Люди августа (Лебедев) - страница 15

Большинство новобранцев были местные, но нашлись и десятка два приблудных – кто с Кавказа, кто из-за Волги.

Многие новобранцы старались представиться больными, в городе появилась группа татар, бывших лошадников, которые делали призывникам фальшивые язвы, доставали – за плату! – мокроту туберкулезных больных; часто заседала врачебная комиссия, и бабушку (мало было грамотных) назначили в эту комиссию секретарем.

Она, выходит, видела всех этих новобранцев без исподнего, видела худые мальчишеские тела, каждого знала и по имени, и по приметам тела, у кого шрам, у кого родинка; все они прошли мимо нее, и жалость, великая жалость возрастала в ней; торчащие ребра, впалые животы, острые ключицы, худые ноги и плечи – и все это может перечеркнуть один удар шашки в опытной руке, рассечь так, что жизнь выйдет во мгновение, раньше, чем хлынет кровь.
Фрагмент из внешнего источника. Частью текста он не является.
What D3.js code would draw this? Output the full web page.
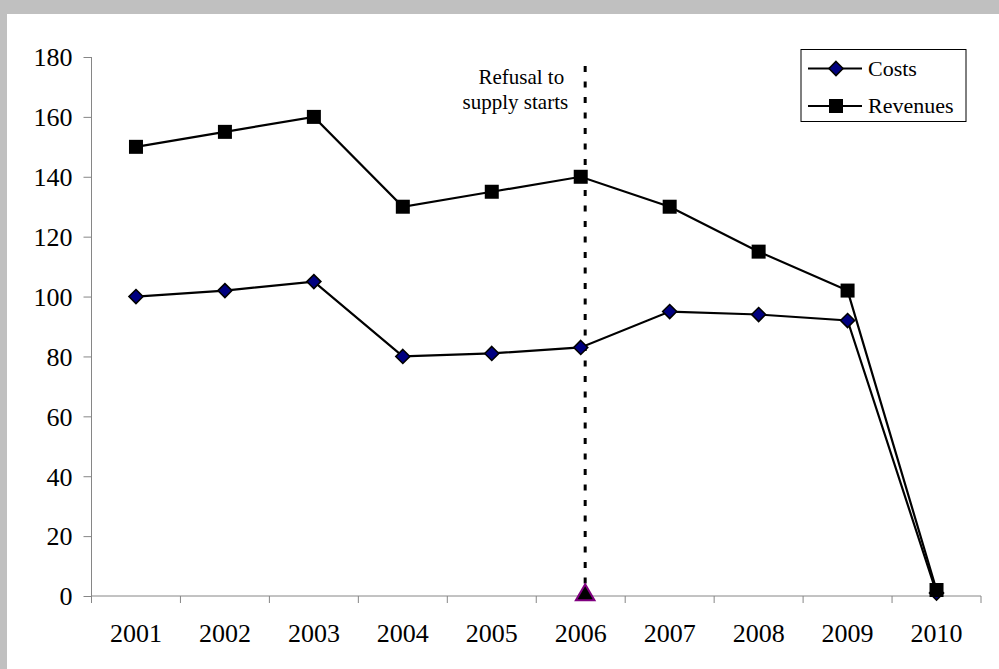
<!DOCTYPE html>
<html lang="en">
<head>
<meta charset="utf-8">
<title>Costs and revenues</title>
<style>
  body { margin: 0; background: #c0c0c0; }
  svg { display: block; }
  text { font-family: "Liberation Serif", "Times New Roman", serif; fill: #000; }
  .axis path, .axis line { stroke: #868686; }
</style>
<script src="https://d3js.org/d3.v7.min.js"></script>
</head>
<body>
<svg width="999" height="669"></svg>
<script>
// data
var years = ["2001", "2002", "2003", "2004", "2005", "2006", "2007", "2008", "2009", "2010"];
var costs = [100, 102, 105, 80, 81, 83, 95, 94, 92, 1];
var revenues = [150, 155, 160, 130, 135, 140, 130, 115, 102, 2];
var yTicks = [0, 20, 40, 60, 80, 100, 120, 140, 160, 180];
var eventYear = "2006";
var eventTop = 177;
var eventNote = ["Refusal to", "supply starts"];

var svg = d3.select("svg"),
    width = +svg.attr("width"),
    height = +svg.attr("height");

// white chart area on the grey frame
svg.append("rect")
    .attr("x", 7).attr("y", 14)
    .attr("width", width - 7).attr("height", height - 14)
    .attr("fill", "#fff");

var x = d3.scaleBand().domain(years).range([91.5, 981]).padding(0);
var y = d3.scaleLinear().domain([0, 180]).range([596, 57]);
var cx = function (yr) { return x(yr) + x.bandwidth() / 2; };

// y axis
var yAxis = svg.append("g")
    .attr("class", "axis")
    .attr("transform", "translate(91.5,0)")
    .call(d3.axisLeft(y).tickValues(yTicks).tickSize(8).tickPadding(11));
yAxis.select(".domain").attr("d", "M0," + y(180) + "V603");
yAxis.selectAll("text").style("font-size", "26px").attr("dy", "0.34em");

// x axis, ticks between categories
var xAxis = svg.append("g")
    .attr("class", "axis")
    .attr("transform", "translate(0,596)");
xAxis.append("line")
    .attr("x1", x.range()[0]).attr("x2", x.range()[1])
    .attr("stroke", "#868686");
xAxis.selectAll(".sep")
    .data(years.slice(1).concat(["end"]))
    .enter().append("line")
    .attr("x1", function (d, i) { return x.range()[0] + x.step() * (i + 1); })
    .attr("x2", function (d, i) { return x.range()[0] + x.step() * (i + 1); })
    .attr("y1", 0).attr("y2", 7)
    .attr("stroke", "#868686");
xAxis.selectAll(".lbl")
    .data(years)
    .enter().append("text")
    .attr("x", function (d) { return cx(d); })
    .attr("y", 46)
    .attr("text-anchor", "middle")
    .style("font-size", "26px")
    .text(function (d) { return d; });

// event line
var ex = cx(eventYear) + x.step() * 0.05;
svg.append("line")
    .attr("x1", ex).attr("x2", ex)
    .attr("y1", y(eventTop)).attr("y2", y(0))
    .attr("stroke", "#000")
    .attr("stroke-width", 3)
    .attr("stroke-dasharray", "6,9.5");
svg.selectAll(".note")
    .data(eventNote)
    .enter().append("text")
    .attr("x", ex - 17)
    .attr("dx", function (d, i) { return i === 0 ? -4 : 0; })
    .attr("y", function (d, i) { return 84 + i * 25; })
    .attr("text-anchor", "end")
    .style("font-size", "21px")
    .text(function (d) { return d; });

// series
var line = d3.line()
    .x(function (d, i) { return cx(years[i]); })
    .y(function (d) { return y(d); });

svg.append("path").datum(revenues)
    .attr("d", line).attr("fill", "none")
    .attr("stroke", "#000").attr("stroke-width", 2.2);
svg.append("path").datum(costs)
    .attr("d", line).attr("fill", "none")
    .attr("stroke", "#000").attr("stroke-width", 2.2);

var diamond = "M0,-7L7,0L0,7L-7,0Z";

svg.selectAll(".cost")
    .data(costs)
    .enter().append("path")
    .attr("d", diamond)
    .attr("transform", function (d, i) { return "translate(" + cx(years[i]) + "," + y(d) + ")"; })
    .attr("fill", "#000080")
    .attr("stroke", "#000")
    .attr("stroke-width", 1.6);

svg.selectAll(".rev")
    .data(revenues)
    .enter().append("rect")
    .attr("x", function (d, i) { return cx(years[i]) - 7; })
    .attr("y", function (d) { return y(d) - 7; })
    .attr("width", 14).attr("height", 14)
    .attr("fill", "#000");

// marker at the start of the refusal
svg.append("path")
    .attr("d", d3.symbol().type(d3.symbolTriangle).size(150))
    .attr("transform", "translate(" + ex + "," + (y(0) - 1) + ")")
    .attr("fill", "#000")
    .attr("stroke", "#800080")
    .attr("stroke-width", 2);

// legend
var legend = svg.append("g").attr("transform", "translate(801,49.5)");
legend.append("rect")
    .attr("width", 165).attr("height", 72)
    .attr("fill", "#fff").attr("stroke", "#000").attr("stroke-width", 1);
var items = [{ name: "Costs", y: 19 }, { name: "Revenues", y: 56.5 }];
items.forEach(function (it) {
    legend.append("line")
        .attr("x1", 7).attr("x2", 61)
        .attr("y1", it.y).attr("y2", it.y)
        .attr("stroke", "#000").attr("stroke-width", 2.2);
    if (it.name === "Costs") {
        legend.append("path").attr("d", diamond)
            .attr("transform", "translate(35," + it.y + ")")
            .attr("fill", "#000080").attr("stroke", "#000").attr("stroke-width", 1.6);
    } else {
        legend.append("rect")
            .attr("x", 28).attr("y", it.y - 7)
            .attr("width", 14).attr("height", 14)
            .attr("fill", "#000");
    }
    legend.append("text")
        .attr("x", 67).attr("y", it.y)
        .attr("dy", "0.34em")
        .style("font-size", "22px")
        .text(it.name);
});
</script>
</body>
</html>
Один только юноша, постарше товарищей года на два, сам сказал, что хочет служить. Был он откуда-то с Кавказа, сын горца и казачки, полукровка, наполовину пришлый и в аулах, и в станицах; где-то он уже успел повоевать в красном отряде.

Не смущаясь, как другие, он назначил бабушке свидание накануне отправки эшелона; они гуляли по городку, где в будущего красноармейца легко могли пальнуть из обреза. И с какой-то высокомерной удалью рассказывал он, как служил в части, что никому не принадлежала, была сама по себе, пусть и звалась красной; то ли какой-то продотрядовец сколотил ее, то ли агент ВЧК, а то ли и вовсе самозваный красный комиссар, самовластный правитель двух-трех городков – такие правители не редкость были в те годы. Рассказывал он, как выкликали добровольцев, – была у белых местночтимая икона, и вроде как осеняла она белое дело, вершила чудеса, укрепляя веру белых воинов; велено было икону уничтожить, и никто не вызвался, один он – прокрался ночью, зарезал часового, снял икону со стены в дальнем скиту и утопил в болоте. Сколько там было бахвальства, сколько правды – неизвестно, но, видно, правды оказалось немало, бабушка Таня всегда чрезвычайно чутко улавливала ложь; и не было у нее мысли о кощунстве – утопить икону, – скорее, она, девушка из семьи, где было много священников, где сильна была начетническая, ритуальная вера, встретила наконец-то по-настоящему нового человека.

Гуляли они, обмахиваясь коптилками, банками на веревочке, похожими на кадило, где тлел едкий торф – столько было в то лето комаров и мух в пойме близлежащей реки, говорили – от трупного яда, от разложения тел, спущенных в зиму под лед.

И только одно спросила она у него – зачем же он отправляется в армию, если уже служил в вольном отряде; и он объяснил, неожиданно серьезно, что хочет пересложить свою судьбу, ни горцем не хочет быть, ни казаком, а хочет туда, где ни горцев, ни казаков нет.